Dado los últimos acontecimientos y tendencias electorales, este domingo se juega algo más que el futuro del país en los próximos cinco años. No solo está en juego lo sanitario, económico y social, sino también la memoria y dignidad.
Los hombres de bien, como los pueblos, pueden ser pobres y estar materialmente abatidos como lo estamos en estos trágicos días de pandemia, pero jamás debemos perder el recuerdo del oprobio ni el sentido de la dignidad, votando por quien representa la herencia de la degradación gansteril que padecimos en los infaustos años 90, donde el país era saqueado, los jueces comprados, muchos periodistas vendidos, los opositores encarcelados o desaparecidos, y los inocentes cobardemente ametrallados con silenciador a dos cuadras de Palacio de Gobierno.
Votar por Keiko Fujimori, la primera dama de la dictadura y quien avaló las electrizantes torturas a su propia madre, es legitimar el pasado tenebroso del gobierno de su padre, el condenado por corrupción, secuestro y sangrientos crímenes de Estado, Alberto Fujimori, a quien desvergonzadamente ha prometido indultar en caso de ganar las elecciones.
Votar por esa candidatura, sería la triste demostración de que hemos perdido la vergüenza como nación, que el virus destroza nuestros cuerpos, pero que ya tenemos destrozada el alma y la autoestima ciudadana.

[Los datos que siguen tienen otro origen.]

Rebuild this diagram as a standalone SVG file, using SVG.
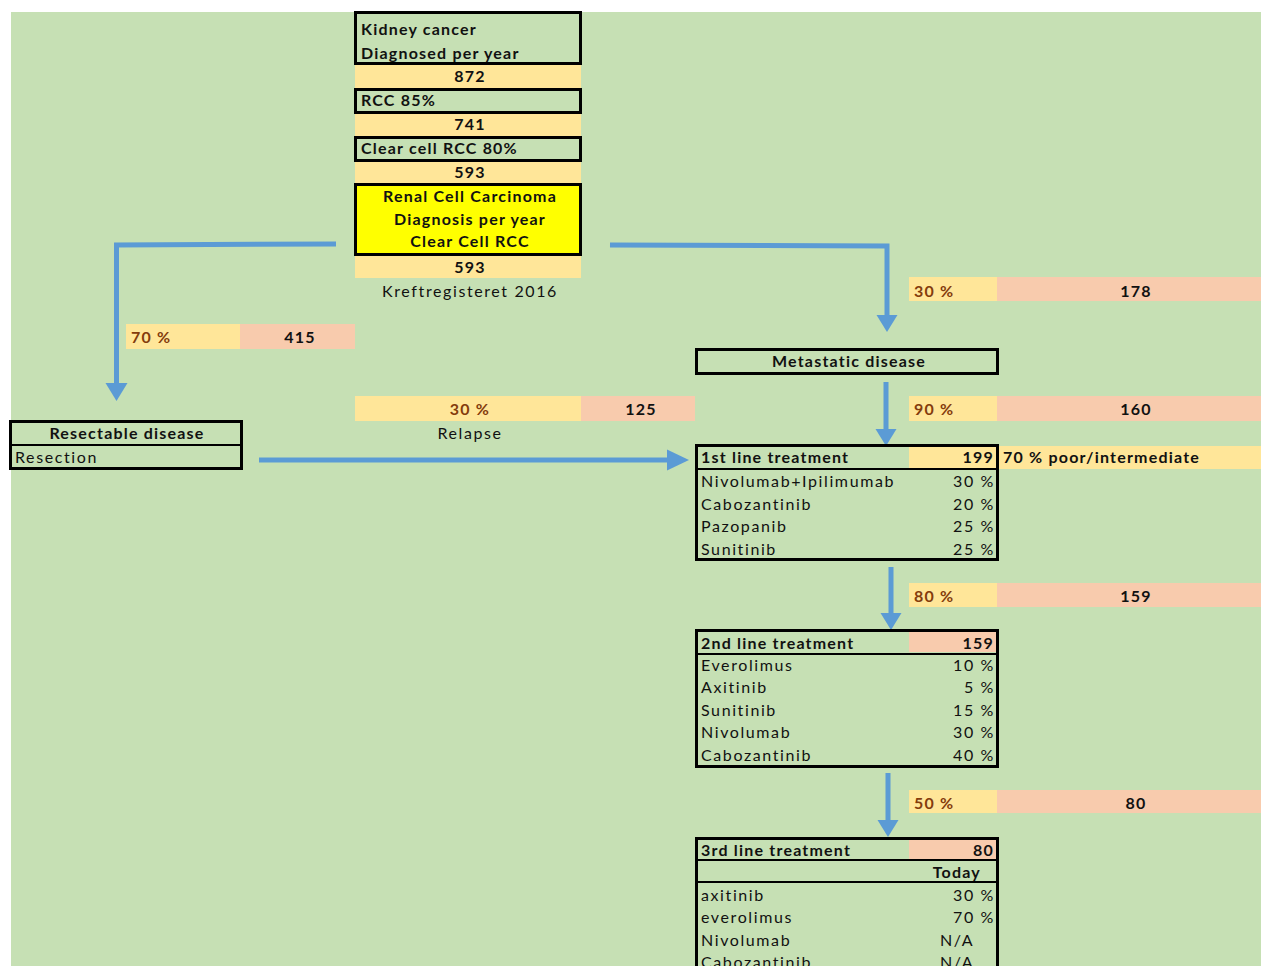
<svg xmlns="http://www.w3.org/2000/svg" width="1261" height="966" viewBox="0 0 1261 966">
<style>
text{font-family:Lato,"Open Sans","Liberation Sans",sans-serif;font-size:16px;fill:#111;letter-spacing:1.6px}
.b{font-weight:bold;letter-spacing:1.2px}
.c{text-anchor:middle}
.r{text-anchor:end}
.pct{font-weight:bold;fill:#843C0C;letter-spacing:1.2px}
.box{fill:none;stroke:#000;stroke-width:3}
.yl{fill:#FFE699}
.sa{fill:#F8CBAD}
.ln{stroke:#5B9BD5;stroke-width:5;fill:none}
.hd{fill:#5B9BD5}
.div{stroke:#000;stroke-width:2}
</style>
<rect x="0" y="0" width="1261" height="966" fill="#fff"/>
<rect x="11" y="12" width="1250" height="954" fill="#C6E0B4"/>

<g id="connectors">
<path class="ln" d="M336,244 L116.5,245 L116.5,385"/>
<polygon class="hd" points="105.5,383 127.5,383 116.5,401"/>
<path class="ln" d="M610,245 L887,246 L887,317"/>
<polygon class="hd" points="876.5,315 897.5,315 887,332"/>
<path class="ln" d="M259,460 L669,460"/>
<polygon class="hd" points="667,449.5 667,470.5 689,460"/>
<path class="ln" d="M886,382 L886,431"/>
<polygon class="hd" points="875.5,429 896.5,429 886,446"/>
<path class="ln" d="M891,567 L891,615"/>
<polygon class="hd" points="880.5,613 901.5,613 891,630"/>
<path class="ln" d="M888,773 L888,822"/>
<polygon class="hd" points="877.5,820 898.5,820 888,837"/>
</g>

<g id="kidney">
<rect class="box" x="355.5" y="12.5" width="225" height="51"/>
<text class="b" x="361" y="35">Kidney cancer</text>
<text class="b" x="361" y="59">Diagnosed per year</text>
<rect class="yl" x="355" y="65" width="226" height="23"/>
<text class="b c" x="470" y="82">872</text>
</g>
<g id="rcc">
<rect class="box" x="355.5" y="89.5" width="225" height="23"/>
<text class="b" x="361" y="106">RCC 85%</text>
<rect class="yl" x="355" y="114" width="226" height="22"/>
<text class="b c" x="470" y="130">741</text>
</g>
<g id="clearcell">
<rect class="box" x="355.5" y="137.5" width="225" height="23"/>
<text class="b" x="361" y="154">Clear cell RCC 80%</text>
<rect class="yl" x="355" y="162" width="226" height="22"/>
<text class="b c" x="470" y="178">593</text>
</g>
<g id="rcc-main">
<rect x="355.5" y="184.5" width="225" height="70" fill="#FFFF00" stroke="#000" stroke-width="3"/>
<text class="b c" x="470" y="202">Renal Cell Carcinoma</text>
<text class="b c" x="470" y="225">Diagnosis per year</text>
<text class="b c" x="470" y="247">Clear Cell RCC</text>
<rect class="yl" x="355" y="256" width="226" height="22"/>
<text class="b c" x="470" y="273">593</text>
<text class="c" x="470" y="297">Kreftregisteret 2016</text>
</g>

<g id="split-resectable">
<rect class="yl" x="126" y="324" width="114" height="25"/>
<rect class="sa" x="240" y="324" width="115" height="25"/>
<text class="pct" x="131" y="343">70 %</text>
<text class="b c" x="300" y="343">415</text>
</g>
<g id="resectable">
<rect class="box" x="10.5" y="421.5" width="231" height="47"/>
<line class="div" x1="10" y1="445" x2="242" y2="445"/>
<text class="b c" x="127" y="439">Resectable disease</text>
<text x="15" y="463">Resection</text>
</g>
<g id="relapse">
<rect class="yl" x="355" y="396" width="226" height="25"/>
<rect class="sa" x="581" y="396" width="114" height="25"/>
<text class="pct c" x="470" y="415">30 %</text>
<text class="b c" x="641" y="415">125</text>
<text class="c" x="470" y="439">Relapse</text>
</g>

<g id="split-metastatic">
<rect class="yl" x="909" y="277" width="88" height="24"/>
<rect class="sa" x="997" y="277" width="264" height="24"/>
<text class="pct" x="914" y="297">30 %</text>
<text class="b c" x="1136" y="297">178</text>
</g>
<g id="metastatic">
<rect class="box" x="696.5" y="349.5" width="301" height="24"/>
<text class="b c" x="849" y="367">Metastatic disease</text>
</g>
<g id="split-1st">
<rect class="yl" x="909" y="396" width="88" height="25"/>
<rect class="sa" x="997" y="396" width="264" height="25"/>
<text class="pct" x="914" y="415">90 %</text>
<text class="b c" x="1136" y="415">160</text>
</g>
<g id="line1">
<rect class="yl" x="909" y="446" width="88" height="22"/>
<rect class="yl" x="999" y="446" width="262" height="23"/>
<rect class="box" x="696.5" y="445.5" width="301" height="114"/>
<line class="div" x1="696" y1="469" x2="998" y2="469"/>
<text class="b" x="701" y="463">1st line treatment</text>
<text class="b r" x="994" y="463">199</text>
<text class="b" x="1003" y="463">70 % poor/intermediate</text>
<text x="701" y="487">Nivolumab+Ipilimumab</text><text class="r" x="995" y="487">30 %</text>
<text x="701" y="510">Cabozantinib</text><text class="r" x="995" y="510">20 %</text>
<text x="701" y="532">Pazopanib</text><text class="r" x="995" y="532">25 %</text>
<text x="701" y="555">Sunitinib</text><text class="r" x="995" y="555">25 %</text>
</g>
<g id="split-2nd">
<rect class="yl" x="909" y="583" width="88" height="24"/>
<rect class="sa" x="997" y="583" width="264" height="24"/>
<text class="pct" x="914" y="602">80 %</text>
<text class="b c" x="1136" y="602">159</text>
</g>
<g id="line2">
<rect class="sa" x="909" y="632" width="88" height="20"/>
<rect class="box" x="696.5" y="630.5" width="301" height="136"/>
<line class="div" x1="696" y1="654" x2="998" y2="654"/>
<text class="b" x="701" y="649">2nd line treatment</text>
<text class="b r" x="994" y="649">159</text>
<text x="701" y="671">Everolimus</text><text class="r" x="995" y="671">10 %</text>
<text x="701" y="693">Axitinib</text><text class="r" x="995" y="693">5 %</text>
<text x="701" y="716">Sunitinib</text><text class="r" x="995" y="716">15 %</text>
<text x="701" y="738">Nivolumab</text><text class="r" x="995" y="738">30 %</text>
<text x="701" y="761">Cabozantinib</text><text class="r" x="995" y="761">40 %</text>
</g>
<g id="split-3rd">
<rect class="yl" x="909" y="790" width="88" height="23"/>
<rect class="sa" x="997" y="790" width="264" height="23"/>
<text class="pct" x="914" y="809">50 %</text>
<text class="b c" x="1136" y="809">80</text>
</g>
<g id="line3">
<rect class="sa" x="909" y="839" width="88" height="20"/>
<path d="M696.5,975 L696.5,838.5 L997.5,838.5 L997.5,975" fill="none" stroke="#000" stroke-width="3"/>
<line class="div" x1="696" y1="860" x2="998" y2="860"/>
<line class="div" x1="696" y1="882" x2="998" y2="882"/>
<text class="b" x="701" y="856">3rd line treatment</text>
<text class="b r" x="994" y="856">80</text>
<text class="b r" x="981" y="878">Today</text>
<text x="701" y="901">axitinib</text><text class="r" x="995" y="901">30 %</text>
<text x="701" y="923">everolimus</text><text class="r" x="995" y="923">70 %</text>
<text x="701" y="946">Nivolumab</text><text x="940" y="946">N/A</text>
<text x="701" y="968">Cabozantinib</text><text x="940" y="968">N/A</text>
</g>
</svg>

Solo así se explicaría que, hipócritamente, nos asuste la idea de contratar al denunciado por un hurto de reloj como vigilante del vecindario, pero nos llene de satisfacción elegir a quien está acusada de liderar una organización criminal y de lavar activos millonarios de la corrupción, y para quien el fiscal está pidiendo nada menos que 30 años de cárcel, dada la gravedad de los delitos atribuidos y la forma en que se habrían cometido.
Darle el voto a Keiko Fujimori sería una espeluznante burla a los 140 mil peruanos muertos por Covid que registra el Sinadef, ya que también son consecuencia de la falta de un sólido sistema de salud que su padre no implementó, por imponer a sangre y fuego un modelo económico de burdo crecimiento, saqueo y latrocinio, continuado por los gobiernos siguientes, donde hasta el oxígeno es objeto del más vil y repudiable negocio, mientras nuestros seres queridos mueren de asfixia; y, donde hablar de derechos humanos, salud y desarrollo es exponerse a ser tildado ignominiosamente de antisistema o terrorista.
Votar por la hija del exdictador es poner al país en manos de quien descuartizó la institucionalidad desde el Congreso disuelto, sometiendo al sistema democrático a una larga noche de cuchillos largos, producto de lo cual venimos padeciendo la inestabilidad de dos presidentes vacados y cuatro sucedidos en el cargo, siendo el más trágico legado de esto la impotencia del bisoño e inepto gobierno transitorio que tenemos para contener la tragedia sanitaria que hoy padecemos.
Dar el voto a Keiko, así sea en primera vuelta, y en las actuales circunstancias de extremadas pasiones que vive el país, es darle patente de corso para que, llegado el momento, no solo indulte a su padre, sino también a Vladimiro Montesinos, en gratitud de haberle pagado sus estudios y guardar silencio cómplice durante veinte años. Pero también ofrendar la cabeza de la justicia en bandeja de plata para que desmantele el equipo especial Lava Jato y terruquee a los fiscales, como ya intentó hacerlo en su momento, así como poner en riesgo la vida e integridad física de los mismos. Un adelanto de eso ya lo vimos en el chat de La Botica, con eso de “joder”, “chancar” y “matar” al fiscal.
En suma: votar por Keiko Sofía Fujimori sería reconocer que, como sociedad, no solo hemos sido víctimas del crimen y la corrupción, sino que somos parte de ella, porque la aceptamos, legitimamos y volvemos a consagrarla.